- **WHAT YOU NEED TO DO**: Using the listing below, set down each line from the line containing "Recreate this image" through the line containing "(title) at (12,32)", both ends included, exactly and with nothing added.

# # # # #

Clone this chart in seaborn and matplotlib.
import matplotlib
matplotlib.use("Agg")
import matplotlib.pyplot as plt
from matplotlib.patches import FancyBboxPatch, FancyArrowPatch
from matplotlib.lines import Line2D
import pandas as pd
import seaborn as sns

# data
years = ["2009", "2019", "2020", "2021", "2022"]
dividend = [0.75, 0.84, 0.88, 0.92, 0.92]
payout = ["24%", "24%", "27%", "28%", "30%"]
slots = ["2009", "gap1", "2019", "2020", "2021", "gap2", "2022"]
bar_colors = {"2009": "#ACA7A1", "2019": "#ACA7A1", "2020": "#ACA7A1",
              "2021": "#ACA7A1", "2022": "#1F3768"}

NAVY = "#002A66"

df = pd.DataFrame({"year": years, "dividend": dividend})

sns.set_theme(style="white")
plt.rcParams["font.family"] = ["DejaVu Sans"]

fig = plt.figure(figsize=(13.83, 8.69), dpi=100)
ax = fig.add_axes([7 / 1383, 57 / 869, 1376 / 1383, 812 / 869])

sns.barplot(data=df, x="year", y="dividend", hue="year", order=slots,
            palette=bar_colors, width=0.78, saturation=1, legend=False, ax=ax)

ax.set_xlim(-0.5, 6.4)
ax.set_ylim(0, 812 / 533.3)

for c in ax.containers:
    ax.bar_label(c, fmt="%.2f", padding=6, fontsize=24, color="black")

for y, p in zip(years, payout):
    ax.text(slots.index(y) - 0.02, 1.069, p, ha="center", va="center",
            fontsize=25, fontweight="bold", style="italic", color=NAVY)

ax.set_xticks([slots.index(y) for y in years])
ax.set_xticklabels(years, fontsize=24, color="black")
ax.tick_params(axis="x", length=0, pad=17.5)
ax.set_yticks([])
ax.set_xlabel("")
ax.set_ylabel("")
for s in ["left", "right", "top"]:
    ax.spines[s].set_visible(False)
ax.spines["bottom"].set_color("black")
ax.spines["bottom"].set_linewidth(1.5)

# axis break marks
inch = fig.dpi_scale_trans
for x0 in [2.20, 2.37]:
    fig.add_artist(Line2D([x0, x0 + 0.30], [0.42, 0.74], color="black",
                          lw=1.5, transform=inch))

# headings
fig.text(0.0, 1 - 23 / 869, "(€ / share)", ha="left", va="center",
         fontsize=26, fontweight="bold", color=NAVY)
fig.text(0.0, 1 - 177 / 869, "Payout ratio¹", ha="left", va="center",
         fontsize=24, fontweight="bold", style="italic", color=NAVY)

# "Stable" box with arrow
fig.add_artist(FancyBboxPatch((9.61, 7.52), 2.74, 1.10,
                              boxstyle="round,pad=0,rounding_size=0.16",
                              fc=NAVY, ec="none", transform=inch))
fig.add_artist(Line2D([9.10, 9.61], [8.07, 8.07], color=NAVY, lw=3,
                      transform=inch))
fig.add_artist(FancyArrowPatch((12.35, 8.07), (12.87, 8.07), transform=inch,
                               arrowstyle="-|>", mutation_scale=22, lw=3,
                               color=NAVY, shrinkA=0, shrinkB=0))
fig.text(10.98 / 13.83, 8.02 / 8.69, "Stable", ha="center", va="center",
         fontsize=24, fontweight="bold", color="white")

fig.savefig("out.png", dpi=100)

# # # # #

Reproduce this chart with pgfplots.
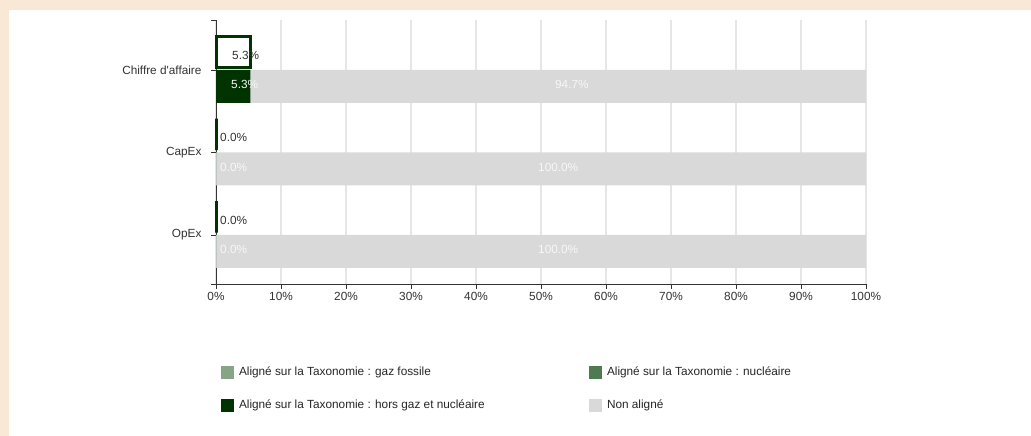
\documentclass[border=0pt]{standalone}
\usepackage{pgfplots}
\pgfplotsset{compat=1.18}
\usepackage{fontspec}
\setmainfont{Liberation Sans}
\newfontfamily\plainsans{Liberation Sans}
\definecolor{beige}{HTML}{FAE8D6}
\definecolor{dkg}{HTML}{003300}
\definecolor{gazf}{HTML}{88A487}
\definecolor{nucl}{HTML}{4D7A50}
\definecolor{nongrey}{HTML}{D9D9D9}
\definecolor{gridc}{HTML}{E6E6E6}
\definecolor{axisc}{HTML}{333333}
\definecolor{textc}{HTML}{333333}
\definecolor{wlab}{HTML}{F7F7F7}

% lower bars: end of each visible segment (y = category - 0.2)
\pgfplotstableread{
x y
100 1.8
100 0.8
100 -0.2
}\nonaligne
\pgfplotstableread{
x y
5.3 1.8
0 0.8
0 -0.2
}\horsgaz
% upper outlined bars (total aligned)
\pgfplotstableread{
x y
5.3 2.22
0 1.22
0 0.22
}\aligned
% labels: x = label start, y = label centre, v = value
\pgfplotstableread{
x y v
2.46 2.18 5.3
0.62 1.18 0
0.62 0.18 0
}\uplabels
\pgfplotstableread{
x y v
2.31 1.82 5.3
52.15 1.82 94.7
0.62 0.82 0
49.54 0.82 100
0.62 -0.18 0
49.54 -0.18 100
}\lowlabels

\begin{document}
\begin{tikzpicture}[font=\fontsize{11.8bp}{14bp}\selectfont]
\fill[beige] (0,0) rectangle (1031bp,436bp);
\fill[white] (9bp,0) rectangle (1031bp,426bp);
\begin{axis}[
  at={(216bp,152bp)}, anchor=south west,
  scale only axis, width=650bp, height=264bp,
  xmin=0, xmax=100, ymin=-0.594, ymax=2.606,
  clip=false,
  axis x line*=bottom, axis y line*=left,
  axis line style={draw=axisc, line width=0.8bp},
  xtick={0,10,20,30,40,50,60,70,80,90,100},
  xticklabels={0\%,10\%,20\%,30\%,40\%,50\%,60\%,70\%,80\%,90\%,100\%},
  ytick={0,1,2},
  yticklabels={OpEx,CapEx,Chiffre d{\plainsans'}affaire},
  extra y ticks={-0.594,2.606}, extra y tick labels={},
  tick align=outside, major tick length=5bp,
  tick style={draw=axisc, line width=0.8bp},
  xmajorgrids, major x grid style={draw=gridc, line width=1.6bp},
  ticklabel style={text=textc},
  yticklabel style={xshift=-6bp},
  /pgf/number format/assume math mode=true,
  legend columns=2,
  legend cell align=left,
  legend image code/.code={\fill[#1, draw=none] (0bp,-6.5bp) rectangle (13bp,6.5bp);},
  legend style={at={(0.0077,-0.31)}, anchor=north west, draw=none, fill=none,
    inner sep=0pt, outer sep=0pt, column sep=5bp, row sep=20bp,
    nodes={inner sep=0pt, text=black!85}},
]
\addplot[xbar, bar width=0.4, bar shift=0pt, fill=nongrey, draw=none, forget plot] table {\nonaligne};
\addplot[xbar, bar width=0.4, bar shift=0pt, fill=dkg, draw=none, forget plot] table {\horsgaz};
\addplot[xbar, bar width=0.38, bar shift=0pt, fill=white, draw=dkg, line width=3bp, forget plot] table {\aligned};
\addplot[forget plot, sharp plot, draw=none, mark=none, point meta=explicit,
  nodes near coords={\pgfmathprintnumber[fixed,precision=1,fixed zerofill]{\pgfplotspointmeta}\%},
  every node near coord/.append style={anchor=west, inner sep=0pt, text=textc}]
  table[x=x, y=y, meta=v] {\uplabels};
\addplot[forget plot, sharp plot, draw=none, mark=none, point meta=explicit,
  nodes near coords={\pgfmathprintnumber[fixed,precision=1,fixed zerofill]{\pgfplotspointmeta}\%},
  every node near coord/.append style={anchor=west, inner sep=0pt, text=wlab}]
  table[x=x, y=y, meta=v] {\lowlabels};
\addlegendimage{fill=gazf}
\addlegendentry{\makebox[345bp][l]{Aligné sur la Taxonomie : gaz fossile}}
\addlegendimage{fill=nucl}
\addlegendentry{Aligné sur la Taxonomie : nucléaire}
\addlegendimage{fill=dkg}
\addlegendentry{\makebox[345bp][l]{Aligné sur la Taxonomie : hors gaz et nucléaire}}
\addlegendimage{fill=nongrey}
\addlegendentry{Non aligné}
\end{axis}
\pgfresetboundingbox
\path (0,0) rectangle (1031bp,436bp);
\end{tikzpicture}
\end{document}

# # # # #

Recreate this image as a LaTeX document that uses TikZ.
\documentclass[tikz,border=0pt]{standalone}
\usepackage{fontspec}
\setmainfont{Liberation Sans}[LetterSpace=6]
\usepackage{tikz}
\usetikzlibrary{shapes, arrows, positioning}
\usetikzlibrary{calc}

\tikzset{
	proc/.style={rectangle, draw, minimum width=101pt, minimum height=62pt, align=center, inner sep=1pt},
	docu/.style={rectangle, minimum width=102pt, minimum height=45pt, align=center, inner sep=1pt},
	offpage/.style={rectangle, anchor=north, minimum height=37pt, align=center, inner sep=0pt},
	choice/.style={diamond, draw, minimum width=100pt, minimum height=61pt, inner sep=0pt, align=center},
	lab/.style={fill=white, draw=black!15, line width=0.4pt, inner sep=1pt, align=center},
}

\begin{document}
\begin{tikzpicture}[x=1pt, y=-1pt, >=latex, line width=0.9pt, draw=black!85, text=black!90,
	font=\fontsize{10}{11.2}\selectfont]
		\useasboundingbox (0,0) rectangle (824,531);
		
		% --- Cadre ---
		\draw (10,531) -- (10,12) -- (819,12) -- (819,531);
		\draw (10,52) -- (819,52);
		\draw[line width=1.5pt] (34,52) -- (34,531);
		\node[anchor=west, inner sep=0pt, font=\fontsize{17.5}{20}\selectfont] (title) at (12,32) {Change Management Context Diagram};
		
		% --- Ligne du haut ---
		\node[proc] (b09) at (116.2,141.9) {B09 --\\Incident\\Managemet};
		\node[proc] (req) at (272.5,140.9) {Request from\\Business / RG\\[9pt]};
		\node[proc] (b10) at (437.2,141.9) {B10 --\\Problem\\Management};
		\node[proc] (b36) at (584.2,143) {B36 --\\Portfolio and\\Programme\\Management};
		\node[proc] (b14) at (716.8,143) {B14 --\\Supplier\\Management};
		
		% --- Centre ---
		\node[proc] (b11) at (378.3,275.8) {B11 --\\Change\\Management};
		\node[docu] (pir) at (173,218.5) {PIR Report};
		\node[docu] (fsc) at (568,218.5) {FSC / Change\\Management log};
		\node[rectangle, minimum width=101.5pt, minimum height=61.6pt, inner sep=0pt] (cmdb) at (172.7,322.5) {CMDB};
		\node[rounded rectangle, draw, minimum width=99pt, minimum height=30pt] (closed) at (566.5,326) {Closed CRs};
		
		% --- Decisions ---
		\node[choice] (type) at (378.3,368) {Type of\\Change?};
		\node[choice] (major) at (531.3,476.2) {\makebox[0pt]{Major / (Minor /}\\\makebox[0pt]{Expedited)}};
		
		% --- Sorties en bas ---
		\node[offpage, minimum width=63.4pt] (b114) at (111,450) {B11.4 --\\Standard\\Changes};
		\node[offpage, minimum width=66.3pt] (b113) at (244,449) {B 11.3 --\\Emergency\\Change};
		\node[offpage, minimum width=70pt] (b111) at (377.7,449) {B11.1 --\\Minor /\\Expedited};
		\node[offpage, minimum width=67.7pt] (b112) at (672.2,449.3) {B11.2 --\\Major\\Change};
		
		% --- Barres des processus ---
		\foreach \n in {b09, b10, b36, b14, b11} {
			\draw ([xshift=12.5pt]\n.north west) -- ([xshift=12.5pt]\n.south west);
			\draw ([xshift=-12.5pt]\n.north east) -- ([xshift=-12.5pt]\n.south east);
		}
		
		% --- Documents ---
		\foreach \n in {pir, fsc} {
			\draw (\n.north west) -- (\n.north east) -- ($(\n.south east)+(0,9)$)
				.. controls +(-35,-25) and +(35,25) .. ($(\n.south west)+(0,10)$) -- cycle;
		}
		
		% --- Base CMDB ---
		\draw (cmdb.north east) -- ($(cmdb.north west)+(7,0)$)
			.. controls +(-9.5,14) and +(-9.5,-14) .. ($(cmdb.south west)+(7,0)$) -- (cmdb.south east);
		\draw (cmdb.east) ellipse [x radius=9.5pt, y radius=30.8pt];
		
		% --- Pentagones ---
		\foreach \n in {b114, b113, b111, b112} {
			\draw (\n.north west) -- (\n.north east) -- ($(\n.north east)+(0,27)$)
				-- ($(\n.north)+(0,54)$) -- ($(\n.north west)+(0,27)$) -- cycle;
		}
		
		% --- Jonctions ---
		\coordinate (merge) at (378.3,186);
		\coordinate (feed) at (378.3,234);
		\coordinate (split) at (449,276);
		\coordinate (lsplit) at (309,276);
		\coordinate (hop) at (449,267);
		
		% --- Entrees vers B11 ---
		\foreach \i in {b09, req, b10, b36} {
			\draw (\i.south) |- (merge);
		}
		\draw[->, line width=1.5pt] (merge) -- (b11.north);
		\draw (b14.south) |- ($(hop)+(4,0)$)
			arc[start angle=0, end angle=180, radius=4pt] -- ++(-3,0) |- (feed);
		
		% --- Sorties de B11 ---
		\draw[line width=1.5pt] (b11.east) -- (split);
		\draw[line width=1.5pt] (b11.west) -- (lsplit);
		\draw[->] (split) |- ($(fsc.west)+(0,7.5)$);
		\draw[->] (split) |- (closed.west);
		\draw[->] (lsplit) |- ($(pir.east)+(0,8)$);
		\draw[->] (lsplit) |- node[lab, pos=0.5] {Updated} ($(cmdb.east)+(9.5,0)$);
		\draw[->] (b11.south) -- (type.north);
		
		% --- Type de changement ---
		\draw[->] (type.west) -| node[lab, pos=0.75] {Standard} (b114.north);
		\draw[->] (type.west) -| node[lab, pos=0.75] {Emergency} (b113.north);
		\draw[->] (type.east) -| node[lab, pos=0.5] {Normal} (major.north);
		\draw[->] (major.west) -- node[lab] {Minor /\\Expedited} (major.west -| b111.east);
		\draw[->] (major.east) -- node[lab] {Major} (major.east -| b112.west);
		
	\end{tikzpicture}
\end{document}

# # # # #

- **FULL OUTPUT**:
Recreate this image as a LaTeX document that uses TikZ.
\documentclass[tikz,border=0pt]{standalone}
\usepackage{fontspec}
\setmainfont{Liberation Sans}[LetterSpace=6]
\usepackage{tikz}
\usetikzlibrary{shapes, arrows, positioning}
\usetikzlibrary{calc}

\tikzset{
	proc/.style={rectangle, draw, minimum width=101pt, minimum height=62pt, align=center, inner sep=1pt},
	docu/.style={rectangle, minimum width=102pt, minimum height=45pt, align=center, inner sep=1pt},
	offpage/.style={rectangle, anchor=north, minimum height=37pt, align=center, inner sep=0pt},
	choice/.style={diamond, draw, minimum width=100pt, minimum height=61pt, inner sep=0pt, align=center},
	lab/.style={fill=white, draw=black!15, line width=0.4pt, inner sep=1pt, align=center},
}

\begin{document}
\begin{tikzpicture}[x=1pt, y=-1pt, >=latex, line width=0.9pt, draw=black!85, text=black!90,
	font=\fontsize{10}{11.2}\selectfont]
		\useasboundingbox (0,0) rectangle (824,531);
		
		% --- Cadre ---
		\draw (10,531) -- (10,12) -- (819,12) -- (819,531);
		\draw (10,52) -- (819,52);
		\draw[line width=1.5pt] (34,52) -- (34,531);
		\node[anchor=west, inner sep=0pt, font=\fontsize{17.5}{20}\selectfont] (title) at (12,32) {Change Management Context Diagram};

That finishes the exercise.